→ DATA BLOCK

** START **

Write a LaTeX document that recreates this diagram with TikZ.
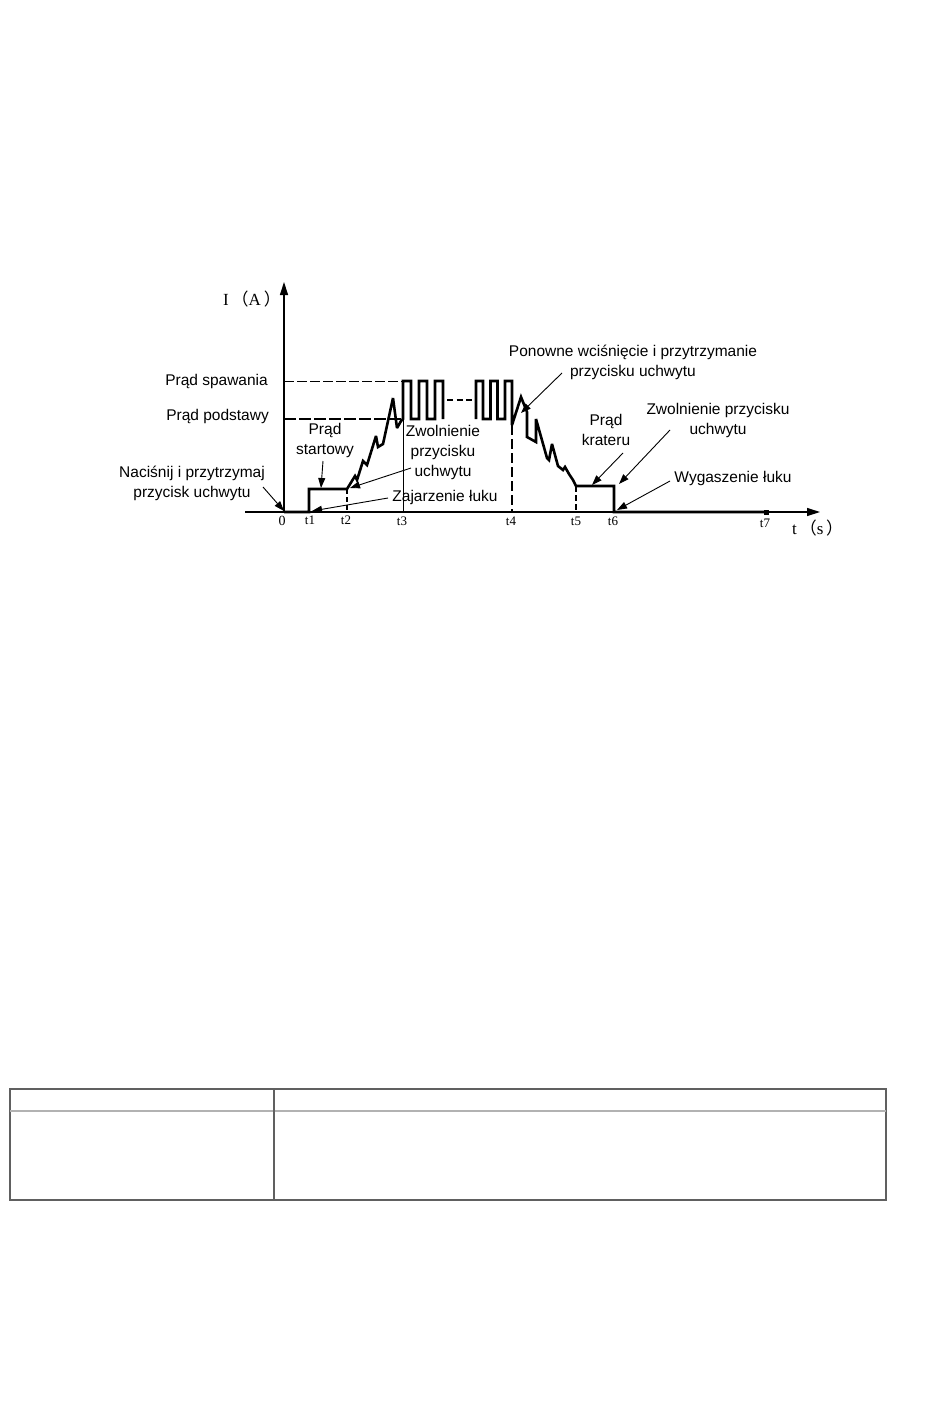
\documentclass[tikz,border=0pt]{standalone}
\usepackage{fontspec}
\setmainfont{Liberation Sans}
\newfontfamily\lser{Liberation Serif}
\newfontfamily\cjk{Noto Sans CJK SC}
\usetikzlibrary{arrows.meta}
\begin{document}
\begin{tikzpicture}[x=1pt,y=-1pt,
  lbl/.style={font=\fontsize{15.5}{20}\selectfont, align=center, inner sep=0pt},
  ticklbl/.style={font=\lser\fontsize{13}{13}\selectfont, inner sep=0pt},
  wave/.style={line width=2.6pt, line join=miter, miter limit=3},
  ptr/.style={line width=0.9pt, -{Triangle[length=10pt,width=7pt]}},
  axisline/.style={line width=1.3pt, -{Triangle[length=13pt,width=8pt]}},
  tbl/.style={draw=gray!75!black, line width=1.2pt},
  ]
\useasboundingbox (0,0) rectangle (950,1419);

% axes
\coordinate (xs) at (245,512);
\coordinate (xe) at (820,512);
\coordinate (O) at (284,512);
\coordinate (ye) at (284,282);
\draw[axisline] (xs) -- (xe);
\draw[axisline] (O) -- (ye);
\node[font=\lser\fontsize{17}{17}\selectfont, anchor=west, inner sep=0pt] (ylab) at (223,299) {I\,{\cjk（}A\,{\cjk）}};
\node[font=\lser\fontsize{17}{17}\selectfont, anchor=west, inner sep=0pt] (xlab) at (792,528) {t\,{\cjk（}s\,{\cjk）}};

% level lines
\draw[line width=0.8pt, dash pattern=on 10pt off 3pt] (284,381) -- (403,381);
\draw[line width=1.7pt, dash pattern=on 12pt off 3pt] (284,419) -- (403,419);
\node[lbl, anchor=east] (spaw) at (268,381) {Prąd spawania};
\node[lbl, anchor=east] (podst) at (269,416) {Prąd podstawy};

% vertical markers
\draw[line width=1.3pt, dash pattern=on 5pt off 3pt] (347,489) -- (347,512);
\draw[line width=0.8pt] (403,419) -- (403,512);
\draw[line width=1.5pt, dash pattern=on 10pt off 4pt] (512,425) -- (512,512);
\draw[line width=1.3pt, dash pattern=on 6pt off 3pt] (576,486) -- (576,512);

% waveform
\draw[wave] (284,512) -- (309,512) -- (309,489) -- (347,489)
  -- (355,476) -- (357,480) -- (363,461) -- (367,465) -- (376,436)
  -- (378,447) -- (383,444) -- (393,398) -- (397,428) -- (401,421)
  -- (403,419) -- (403,381) -- (411,381) -- (411,419) -- (419,419)
  -- (419,381) -- (427,381) -- (427,419) -- (435,419) -- (435,381)
  -- (443,381) -- (443,419);
\draw[wave, dash pattern=on 6pt off 3.5pt] (447,400) -- (472,400);
\draw[wave] (476,419) -- (476,381) -- (483,381) -- (483,419) -- (490.5,419)
  -- (490.5,381) -- (497.5,381) -- (497.5,419) -- (505,419) -- (505,381)
  -- (512,381) -- (512,425) -- (521,397) -- (527,412) -- (527,437)
  -- (536,442) -- (536,419) -- (547,458) -- (549,460) -- (552,444)
  -- (558,466) -- (563,470) -- (565,467) -- (569,474) -- (573,480)
  -- (576,486) -- (614,486) -- (614,512) -- (766,512);
\node[fill, minimum size=5pt, inner sep=0pt] (t7m) at (766,512) {};

% tick labels
\node[ticklbl, font=\lser\fontsize{14}{14}\selectfont] (l0) at (282,521) {0};
\node[ticklbl] (l1) at (310,520) {t1};
\node[ticklbl] (l2) at (346,520) {t2};
\node[ticklbl] (l3) at (402,521) {t3};
\node[ticklbl] (l4) at (511,521) {t4};
\node[ticklbl] (l5) at (576,521) {t5};
\node[ticklbl] (l6) at (613,521) {t6};
\node[ticklbl] (l7) at (765,523) {t7};

% labels
\node[lbl] (nac) at (192,483) {Naciśnij i przytrzymaj\\przycisk uchwytu};
\node[lbl] (start) at (325,440) {Prąd\\startowy};
\node[lbl] (zw1) at (443,452) {Zwolnienie\\przycisku\\uchwytu};
\node[lbl] (zaj) at (445,497) {Zajarzenie łuku};
\node[lbl] (pon) at (633,362) {Ponowne wciśnięcie i przytrzymanie\\przycisku uchwytu};
\node[lbl] (krat) at (606,430) {Prąd\\krateru};
\node[lbl] (zw2) at (718,420) {Zwolnienie przycisku\\uchwytu};
\node[lbl] (wyg) at (733,478) {Wygaszenie łuku};

% pointers
\coordinate (p1a) at (263,487); \coordinate (p1b) at (284,511);
\coordinate (p2a) at (323,461); \coordinate (p2b) at (321,488);
\coordinate (p3a) at (411,468); \coordinate (p3b) at (350,488);
\coordinate (p4a) at (388,498); \coordinate (p4b) at (312,511);
\coordinate (p5a) at (562,373); \coordinate (p5b) at (521,413);
\coordinate (p6a) at (623,453); \coordinate (p6b) at (592,485);
\coordinate (p7a) at (670,430); \coordinate (p7b) at (619,484);
\coordinate (p8a) at (670,481); \coordinate (p8b) at (617,510);
\draw[ptr] (p1a) -- (p1b);
\draw[ptr] (p2a) -- (p2b);
\draw[ptr] (p3a) -- (p3b);
\draw[ptr] (p4a) -- (p4b);
\draw[ptr] (p5a) -- (p5b);
\draw[ptr] (p6a) -- (p6b);
\draw[ptr] (p7a) -- (p7b);
\draw[ptr] (p8a) -- (p8b);

% table
\draw[tbl] (10,1089) rectangle (886,1200);
\draw[tbl, draw=gray!60] (10,1111) -- (886,1111);
\draw[tbl] (274,1089) -- (274,1200);
\end{tikzpicture}
\end{document}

** END **

→ DO THIS
Restate the data above word for word. Do not include the images.

→ CORRECT ANSWER
Write a LaTeX document that recreates this diagram with TikZ.
\documentclass[tikz,border=0pt]{standalone}
\usepackage{fontspec}
\setmainfont{Liberation Sans}
\newfontfamily\lser{Liberation Serif}
\newfontfamily\cjk{Noto Sans CJK SC}
\usetikzlibrary{arrows.meta}
\begin{document}
\begin{tikzpicture}[x=1pt,y=-1pt,
  lbl/.style={font=\fontsize{15.5}{20}\selectfont, align=center, inner sep=0pt},
  ticklbl/.style={font=\lser\fontsize{13}{13}\selectfont, inner sep=0pt},
  wave/.style={line width=2.6pt, line join=miter, miter limit=3},
  ptr/.style={line width=0.9pt, -{Triangle[length=10pt,width=7pt]}},
  axisline/.style={line width=1.3pt, -{Triangle[length=13pt,width=8pt]}},
  tbl/.style={draw=gray!75!black, line width=1.2pt},
  ]
\useasboundingbox (0,0) rectangle (950,1419);

% axes
\coordinate (xs) at (245,512);
\coordinate (xe) at (820,512);
\coordinate (O) at (284,512);
\coordinate (ye) at (284,282);
\draw[axisline] (xs) -- (xe);
\draw[axisline] (O) -- (ye);
\node[font=\lser\fontsize{17}{17}\selectfont, anchor=west, inner sep=0pt] (ylab) at (223,299) {I\,{\cjk（}A\,{\cjk）}};
\node[font=\lser\fontsize{17}{17}\selectfont, anchor=west, inner sep=0pt] (xlab) at (792,528) {t\,{\cjk（}s\,{\cjk）}};

% level lines
\draw[line width=0.8pt, dash pattern=on 10pt off 3pt] (284,381) -- (403,381);
\draw[line width=1.7pt, dash pattern=on 12pt off 3pt] (284,419) -- (403,419);
\node[lbl, anchor=east] (spaw) at (268,381) {Prąd spawania};
\node[lbl, anchor=east] (podst) at (269,416) {Prąd podstawy};

% vertical markers
\draw[line width=1.3pt, dash pattern=on 5pt off 3pt] (347,489) -- (347,512);
\draw[line width=0.8pt] (403,419) -- (403,512);
\draw[line width=1.5pt, dash pattern=on 10pt off 4pt] (512,425) -- (512,512);
\draw[line width=1.3pt, dash pattern=on 6pt off 3pt] (576,486) -- (576,512);

% waveform
\draw[wave] (284,512) -- (309,512) -- (309,489) -- (347,489)
  -- (355,476) -- (357,480) -- (363,461) -- (367,465) -- (376,436)
  -- (378,447) -- (383,444) -- (393,398) -- (397,428) -- (401,421)
  -- (403,419) -- (403,381) -- (411,381) -- (411,419) -- (419,419)
  -- (419,381) -- (427,381) -- (427,419) -- (435,419) -- (435,381)
  -- (443,381) -- (443,419);
\draw[wave, dash pattern=on 6pt off 3.5pt] (447,400) -- (472,400);
\draw[wave] (476,419) -- (476,381) -- (483,381) -- (483,419) -- (490.5,419)
  -- (490.5,381) -- (497.5,381) -- (497.5,419) -- (505,419) -- (505,381)
  -- (512,381) -- (512,425) -- (521,397) -- (527,412) -- (527,437)
  -- (536,442) -- (536,419) -- (547,458) -- (549,460) -- (552,444)
  -- (558,466) -- (563,470) -- (565,467) -- (569,474) -- (573,480)
  -- (576,486) -- (614,486) -- (614,512) -- (766,512);
\node[fill, minimum size=5pt, inner sep=0pt] (t7m) at (766,512) {};

% tick labels
\node[ticklbl, font=\lser\fontsize{14}{14}\selectfont] (l0) at (282,521) {0};
\node[ticklbl] (l1) at (310,520) {t1};
\node[ticklbl] (l2) at (346,520) {t2};
\node[ticklbl] (l3) at (402,521) {t3};
\node[ticklbl] (l4) at (511,521) {t4};
\node[ticklbl] (l5) at (576,521) {t5};
\node[ticklbl] (l6) at (613,521) {t6};
\node[ticklbl] (l7) at (765,523) {t7};

% labels
\node[lbl] (nac) at (192,483) {Naciśnij i przytrzymaj\\przycisk uchwytu};
\node[lbl] (start) at (325,440) {Prąd\\startowy};
\node[lbl] (zw1) at (443,452) {Zwolnienie\\przycisku\\uchwytu};
\node[lbl] (zaj) at (445,497) {Zajarzenie łuku};
\node[lbl] (pon) at (633,362) {Ponowne wciśnięcie i przytrzymanie\\przycisku uchwytu};
\node[lbl] (krat) at (606,430) {Prąd\\krateru};
\node[lbl] (zw2) at (718,420) {Zwolnienie przycisku\\uchwytu};
\node[lbl] (wyg) at (733,478) {Wygaszenie łuku};

% pointers
\coordinate (p1a) at (263,487); \coordinate (p1b) at (284,511);
\coordinate (p2a) at (323,461); \coordinate (p2b) at (321,488);
\coordinate (p3a) at (411,468); \coordinate (p3b) at (350,488);
\coordinate (p4a) at (388,498); \coordinate (p4b) at (312,511);
\coordinate (p5a) at (562,373); \coordinate (p5b) at (521,413);
\coordinate (p6a) at (623,453); \coordinate (p6b) at (592,485);
\coordinate (p7a) at (670,430); \coordinate (p7b) at (619,484);
\coordinate (p8a) at (670,481); \coordinate (p8b) at (617,510);
\draw[ptr] (p1a) -- (p1b);
\draw[ptr] (p2a) -- (p2b);
\draw[ptr] (p3a) -- (p3b);
\draw[ptr] (p4a) -- (p4b);
\draw[ptr] (p5a) -- (p5b);
\draw[ptr] (p6a) -- (p6b);
\draw[ptr] (p7a) -- (p7b);
\draw[ptr] (p8a) -- (p8b);

% table
\draw[tbl] (10,1089) rectangle (886,1200);
\draw[tbl, draw=gray!60] (10,1111) -- (886,1111);
\draw[tbl] (274,1089) -- (274,1200);
\end{tikzpicture}
\end{document}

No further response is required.